Yeah.  That CI job runs on a canned Debian image that is rebuilt and
republished every couple of days to make sure it's using up to date
packages and kernel etc.  Perhaps the package installation silently
corrupted /etc/xml/catalog, given that multiple packages probably mess
with it, though I don't have a specific theory for how that could
happen, given that package installation seems to be serial...  The
installation log doesn't seem to show anything suspicious.

https://github.com/anarazel/pg-vm-images/
https://cirrus-ci.com/github/anarazel/pg-vm-images
https://cirrus-ci.com/build/5427240429682688
https://api.cirrus-ci.com/v1/task/6621385303261184/logs/build_image.log

I tried simply reinstalling docbook-xml in my own github account
(which is showing the problem), and it cleared the error:

   setup_additional_packages_script: |
-    #apt-get update
-    #DEBIAN_FRONTEND=noninteractive apt-get -y install ...
+    apt-get update
+    DEBIAN_FRONTEND=noninteractive apt-get -y install --reinstall docbook-xml

https://cirrus-ci.com/task/6458406242877440

I wonder if this will magically fix itself when the next CI image
build cron job kicks off.  I have no idea what time zone this page is
showing but it should happen in another day or so, unless Andres is
around to kick it sooner:

https://cirrus-ci.com/github/anarazel/pg-vm-images



Re: Docs Build in CI failing with "failed to load external entity"

From
Andres Freund
Date:
Hi,

On 2024-10-25 08:22:42 +0300, Thomas Munro wrote:
> On Fri, Oct 25, 2024 at 4:44 AM Tom Lane <tgl@sss.pgh.pa.us> wrote:
> > Melanie Plageman <melanieplageman@gmail.com> writes:
> > > I know in the past docs builds failing with "failed to load external
> > > entity" have happened on macos. But, recently I've noticed this
> > > failure for docs build on CI (not on macos) -- docs build is one of
> > > the jobs run under the "Compiler Warnings" task.
> >
> > It looks to me like a broken docbook installation on (one of?)
> > the CI machines.  Note that the *first* complaint is
> >
> > [19:23:20.590] file:///etc/xml/catalog:1: parser error : Document is empty
> 
> Yeah.  That CI job runs on a canned Debian image that is rebuilt and
> republished every couple of days to make sure it's using up to date
> packages and kernel etc.  Perhaps the package installation silently
> corrupted /etc/xml/catalog, given that multiple packages probably mess
> with it, though I don't have a specific theory for how that could
> happen, given that package installation seems to be serial...  The
> installation log doesn't seem to show anything suspicious.

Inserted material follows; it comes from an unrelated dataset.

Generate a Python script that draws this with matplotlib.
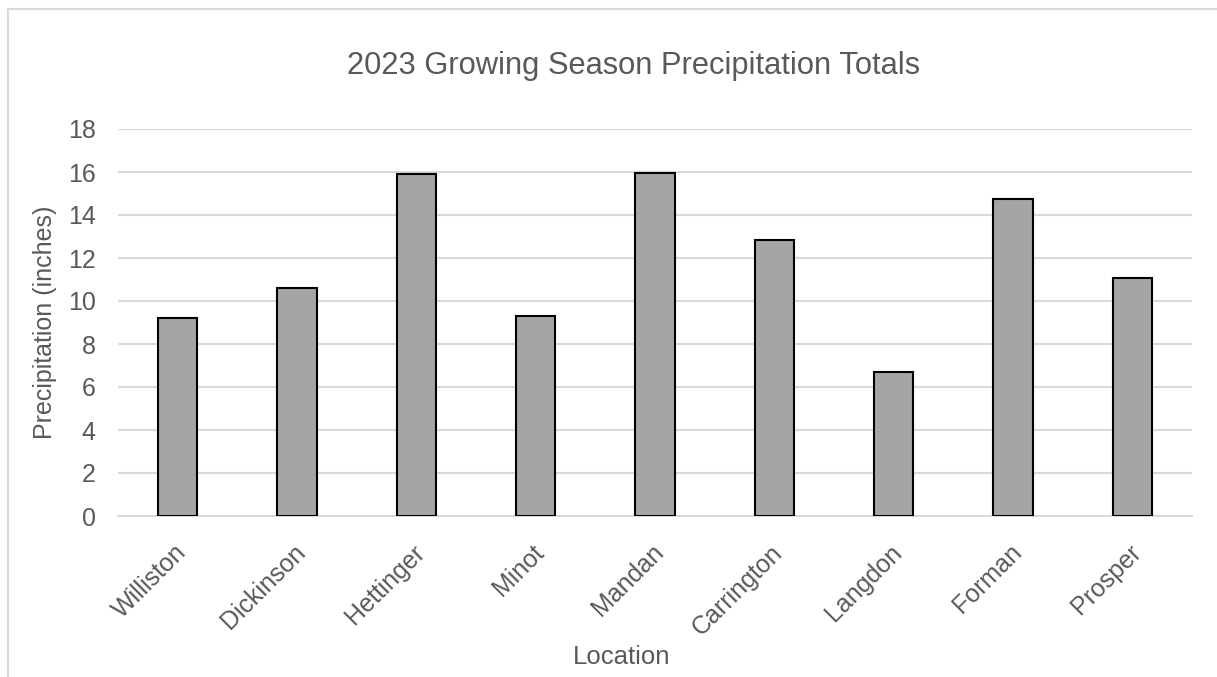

Yea, it's clearly corrupted - the file is empty.  I don't understand how that
can happen, particularly without any visible error. I certainly can't
reproduce it when installing the packages exactly the same way it happens for
the image.

I also don't think this happened before, despite the recipe for building the
images not having meaningfully changed in quite a while. So it must be some
rare edge case.


> I wonder if this will magically fix itself when the next CI image
> build cron job kicks off.  I have no idea what time zone this page is
> showing but it should happen in another day or so, unless Andres is
> around to kick it sooner:
> 
> https://cirrus-ci.com/github/anarazel/pg-vm-images

I did trigger a rebuild of the image just now. Hopefully that'll fix it.

Greetings,

Andres Freund



Re: Docs Build in CI failing with "failed to load external entity"

From
Andres Freund
Date:
Hi,

On 2024-10-25 04:14:03 -0400, Andres Freund wrote:
> On 2024-10-25 08:22:42 +0300, Thomas Munro wrote:
> > I wonder if this will magically fix itself when the next CI image
> > build cron job kicks off.  I have no idea what time zone this page is
> > showing but it should happen in another day or so, unless Andres is
> > around to kick it sooner:
> > 
> > https://cirrus-ci.com/github/anarazel/pg-vm-images
> 
> I did trigger a rebuild of the image just now. Hopefully that'll fix it.

It did.

Greetings,

Andres Freund



Re: Docs Build in CI failing with "failed to load external entity"

From
Melanie Plageman
Date:
On Fri, Oct 25, 2024 at 4:31 AM Andres Freund <andres@anarazel.de> wrote:
>
> On 2024-10-25 04:14:03 -0400, Andres Freund wrote:
> > On 2024-10-25 08:22:42 +0300, Thomas Munro wrote:
> > > I wonder if this will magically fix itself when the next CI image
> > > build cron job kicks off.  I have no idea what time zone this page is
> > > showing but it should happen in another day or so, unless Andres is
> > > around to kick it sooner:
> > >
> > > https://cirrus-ci.com/github/anarazel/pg-vm-images
> >
> > I did trigger a rebuild of the image just now. Hopefully that'll fix it.
>
> It did.

I noticed that CI for my fork of Postgres, which had been failing on
docs build and on test-running on the injection points test only on
freebsd, started working as expected again this morning. All of this
is a bit of magic to me -- are the CI images you build used by all of
our CIs?

- Melanie



Re: Docs Build in CI failing with "failed to load external entity"

From
Andres Freund
Date:
On 2024-10-25 09:34:41 -0400, Melanie Plageman wrote:
> I noticed that CI for my fork of Postgres, which had been failing on
> docs build and on test-running on the injection points test only on
> freebsd, started working as expected again this morning. All of this
> is a bit of magic to me -- are the CI images you build used by all of
> our CIs?

Yes. Installing the packages every time would be far far too time consuming.